O conselheiro do Conselho de Desenvolvimento Econômico e Social do Rio Grande do Sul (CDES-RS) e representante da sociedade civil no Conselho Estadual de Transporte Metropolitano (CETM), Mauri José Vieira Cruz, destaca que essa é uma grande oportunidade para a Região Metropolitana. “O pior cenário é não aproveitarmos este momento. Temos pressão da sociedade e temos recursos públicos, o pior cenário é não aproveitarmos isso”, pondera. Cruz defende o protagonismo do governo na condução desse processo como uma necessidade, e espera que, até o meio do ano, já exista alguma mudança estruturante para a mobilidade urbana.

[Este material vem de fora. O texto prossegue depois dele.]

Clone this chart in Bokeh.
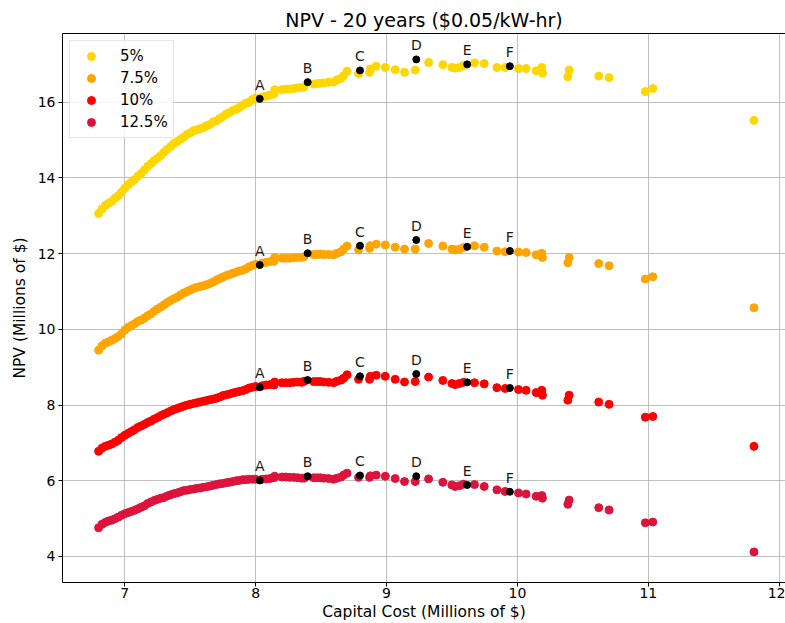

A integração deve chegar primeiro ao eixo norte da Região Metropolitana, estima Busato. Segundo o secretário, a expectativa é que, ainda em 2014, seja implantado um modelo de bilhetagem eletrônica que permita a integração entre os modais de transporte. “Para levar a integração para o restante da região ainda falta a implantação do metrô de Porto Alegre. Com o metrô dois (na Capital) será possível integrar Alvorada, Gravataí, Cachoeirinha e Viamão”.
Como vantagens, avalia Cruz, a integração vai diminuir a concorrência entre as empresas do setor, além de beneficiar o usuário, com mais alternativas de deslocamento, e o meio ambiente, já que as linhas rodoviárias do sistema vão poder se organizar de forma estratégica para atender ao público.